Of course Nigel Farage wants a second referendum – without the EU he is nothing

So Nigel Farage has told Channel Five’s Matthew Wright that he is: “coming round to the idea of a second referendum.” Farage is a wily goat and he could simply be trying to whip up controversy to reignite his flagging media circus and grab the headlines. On the other hand, if he means it, we are obliged to draw one of two conclusions – either he genuinely thinks that a second referendum would be easily won and that the Remain cause would thus be put to bed for good – or – he’s doing what he always does – thinking about himself and gambling that either way he will win.


In the year and a half since the EU referendum the polls on Leave and Remain have barely budged but what has remained consistent since August 2017 (according to YouGov data) is a belief that the government are handling the negotiations badly with 57% of voters currently believing that things are not going well. May’s government remains unpopular and given that many treated the last EU referendum as a judgment on David Cameron, this would not bode well for the Brexiteers in a binary choice on whether to leave on the terms of the final deal – or remain.

Any second vote would be a high risk strategy and given that his side has ‘won’ a better stratagem might be for Farage to shut up and let us Remoaners shout at the darkness – so why isn’t he doing that?

Simple. Nigel would have nothing to lose from a second referendum. He is essentially a European politician. His career, his alliances and his standing all rest on the very beast that he has spent twenty years claiming he wants to slay. He has done very well out of it indeed. Estimates put his salary at a whopping £241,138 making him one of the best paid politicians in Britain – if not the whole of Europe. Now of course that salary is not made up entirely of his EU pay but crucially his media career is dependent upon his reputation as the figurehead of Brexit. Farage clearly believed that a Trump Whitehouse would lead to a glittering US media career but that has not materialised and after initial, if rather reticent, overtures from Trump the former UKIP leader seems to have been dropped like a hot kipper. The post Brexit future must loom empty and large.

A second referendum thus appeals. If he ‘loses’ he can go back to the old routine and keep that nice MEP package – if he ‘wins’ he can inject new life into his media profile and have another pop at the American gig.

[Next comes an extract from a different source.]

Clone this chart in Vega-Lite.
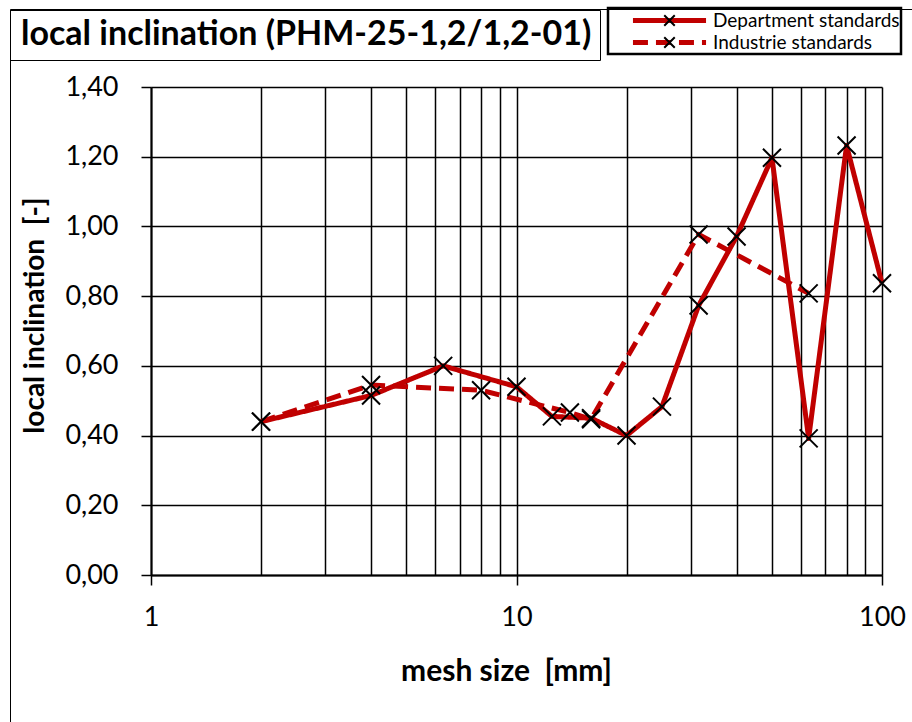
{
  "$schema": "https://vega.github.io/schema/vega-lite/v6.json",
  "width": 731,
  "height": 488,
  "autosize": {"type": "none"},
  "padding": {"left": 151, "top": 87, "right": 30, "bottom": 147},
  "background": "white",
  "config": {
    "font": "Lato",
    "view": {"stroke": null},
    "axis": {"labelFont": "Lato", "titleFont": "Lato", "labelColor": "black", "titleColor": "black"}
  },
  "data": {
    "values": [
      {"series": "Department standards", "size": 2, "value": 0.44},
      {"series": "Department standards", "size": 4, "value": 0.515},
      {"series": "Department standards", "size": 6.3, "value": 0.6},
      {"series": "Department standards", "size": 10, "value": 0.54},
      {"series": "Department standards", "size": 12.5, "value": 0.455},
      {"series": "Department standards", "size": 16, "value": 0.45},
      {"series": "Department standards", "size": 20, "value": 0.4},
      {"series": "Department standards", "size": 25, "value": 0.483},
      {"series": "Department standards", "size": 31.5, "value": 0.773},
      {"series": "Department standards", "size": 40, "value": 0.971},
      {"series": "Department standards", "size": 50, "value": 1.197},
      {"series": "Department standards", "size": 63, "value": 0.392},
      {"series": "Department standards", "size": 80, "value": 1.232},
      {"series": "Department standards", "size": 100, "value": 0.837},
      {"series": "Industrie standards", "size": 2, "value": 0.44},
      {"series": "Industrie standards", "size": 4, "value": 0.545},
      {"series": "Industrie standards", "size": 8, "value": 0.53},
      {"series": "Industrie standards", "size": 14, "value": 0.466},
      {"series": "Industrie standards", "size": 16, "value": 0.447},
      {"series": "Industrie standards", "size": 31.5, "value": 0.977},
      {"series": "Industrie standards", "size": 63, "value": 0.808}
    ]
  },
  "layer": [
    {
      "mark": {"type": "line", "strokeWidth": 5, "strokeJoin": "round"},
      "encoding": {
        "x": {
          "field": "size", "type": "quantitative",
          "scale": {"type": "log", "domain": [1, 100], "nice": false},
          "axis": {
            "values": [1, 2, 3, 4, 5, 6, 7, 8, 9, 10, 20, 30, 40, 50, 60, 70, 80, 90, 100],
            "labelExpr": "(datum.value == 1 || datum.value == 10 || datum.value == 100) ? datum.label : ''",
            "tickOpacity": {"condition": {"test": "datum.value == 1 || datum.value == 10 || datum.value == 100", "value": 1}, "value": 0},
            "grid": true, "gridColor": "black", "gridWidth": 1.5, "gridOpacity": 1,
            "domainColor": "black", "domainWidth": 2,
            "tickColor": "black", "tickWidth": 1.5, "tickSize": 10,
            "labelFontSize": 27, "labelPadding": 19, "labelFlush": false, "labelOverlap": false,
            "title": "mesh size \u00a0[mm]", "titleFontSize": 30, "titleFontWeight": "bold",
            "titleX": 355, "titleY": 105, "titleBaseline": "alphabetic"
          }
        },
        "y": {
          "field": "value", "type": "quantitative",
          "scale": {"domain": [0, 1.4], "nice": false, "zero": true},
          "axis": {
            "values": [0, 0.2, 0.4, 0.6, 0.8, 1.0, 1.2, 1.4],
            "labelExpr": "replace(format(datum.value, '.2f'), '.', ',')",
            "grid": true, "gridColor": "black", "gridWidth": 1.5, "gridOpacity": 1,
            "domainColor": "black", "domainWidth": 2,
            "tickColor": "black", "tickWidth": 1.5, "tickSize": 10,
            "labelFontSize": 27, "labelPadding": 23, "labelFlush": false,
            "title": "local inclination \u00a0[-]", "titleFontSize": 28, "titleFontWeight": "bold",
            "titleX": -108, "titleY": 228, "titleBaseline": "alphabetic", "titleAlign": "center", "titleAngle": 270
          }
        },
        "color": {
          "field": "series", "type": "nominal",
          "scale": {"domain": ["Department standards", "Industrie standards"], "range": ["#C00000", "#C00000"]},
          "legend": {
            "title": null, "orient": "none", "legendX": 457, "legendY": -79,
            "strokeColor": "black", "padding": 1,
            "symbolType": "M-4.06,0L4.06,0", "symbolSize": 324, "symbolStrokeWidth": 5, "symbolOffset": 49,
            "labelFont": "Lato", "labelFontSize": 19, "labelColor": "black", "labelOffset": 32, "labelLimit": 400,
            "rowPadding": 0,
            "encode": {"legend": {"update": {"strokeWidth": {"value": 2.5}}}}
          }
        },
        "strokeDash": {
          "field": "series", "type": "nominal",
          "scale": {"domain": ["Department standards", "Industrie standards"], "range": [[1, 0], [15, 8]]}
        }
      }
    },
    {
      "transform": [{"calculate": "datum.series", "as": "marker"}],
      "mark": {"type": "point", "filled": false, "stroke": "black", "strokeWidth": 2, "size": 1296, "opacity": 1},
      "encoding": {
        "x": {"field": "size", "type": "quantitative"},
        "y": {"field": "value", "type": "quantitative"},
        "shape": {
          "field": "marker", "type": "nominal",
          "scale": {"range": ["M-0.5,-0.5L0.5,0.5M-0.5,0.5L0.5,-0.5", "M-0.5,-0.5L0.5,0.5M-0.5,0.5L0.5,-0.5"]},
          "legend": {
            "title": null, "orient": "none", "legendX": 457, "legendY": -79,
            "padding": 1, "symbolSize": 441, "symbolStrokeColor": "black", "symbolFillColor": "transparent",
            "symbolStrokeWidth": 2, "symbolOffset": 49, "symbolOpacity": 1,
            "labelFont": "Lato", "labelFontSize": 19, "labelExpr": "''", "labelOffset": 32, "labelLimit": 400,
            "rowPadding": 0,
            "encode": {"symbols": {"update": {"stroke": {"value": "black"}, "strokeWidth": {"value": 2}, "opacity": {"value": 1}, "size": {"value": 441}}}}
          }
        }
      }
    },
    {
      "mark": {"type": "point", "filled": false, "size": 0, "strokeWidth": 0},
      "encoding": {
        "x": {"field": "size", "type": "quantitative"},
        "y": {"field": "value", "type": "quantitative"},
        "fill": {
          "datum": "local inclination (PHM-25-1,2/1,2-01)", "type": "nominal",
          "scale": {"range": ["transparent"]},
          "legend": {
            "title": null, "orient": "none", "legendX": -141, "legendY": -77,
            "strokeColor": "black", "padding": 8,
            "symbolSize": 0, "symbolOpacity": 0, "symbolStrokeWidth": 0, "labelOffset": -31,
            "labelFont": "Lato", "labelFontWeight": "bold", "labelFontSize": 34, "labelColor": "black", "labelLimit": 1000,
            "encode": {"legend": {"update": {"strokeWidth": {"value": 2.5}}}}
          }
        },
        "opacity": {
          "datum": "frame", "type": "ordinal",
          "scale": {"type": "point", "range": [1, 1]},
          "legend": {
            "title": null, "orient": "none", "legendX": -141, "legendY": -78,
            "strokeColor": "black", "padding": 470,
            "symbolSize": 0, "symbolOpacity": 0, "symbolStrokeWidth": 0,
            "labelExpr": "''", "labelFontSize": 10,
            "encode": {"legend": {"update": {"strokeWidth": {"value": 3}}}}
          }
        }
      }
    }
  ]
}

In essence, Farage needs the EU every bit as much as George needed the dragon, as Tom needed Jerry or Syd Little his Eddie Large.

Remainers meanwhile should take succour from this. The battle-ground has shifted considerably since June 2016. The British public are far more aware of the consequences of leaving the EU than previously and the Brexiteer irregulars have depleted and dispersed. This time we would not be so complacent and this time – I believe – we would win.

According to Herodutus, the Persians made all complex decisions twice. At first they would get drunk out of their minds and vote and then – a few days later – when everyone had recovered sufficiently they would do it again sober. In June 2016 Britain held an insane and drunken referendum – let’s take Farage’s lead and do it again – clearheaded.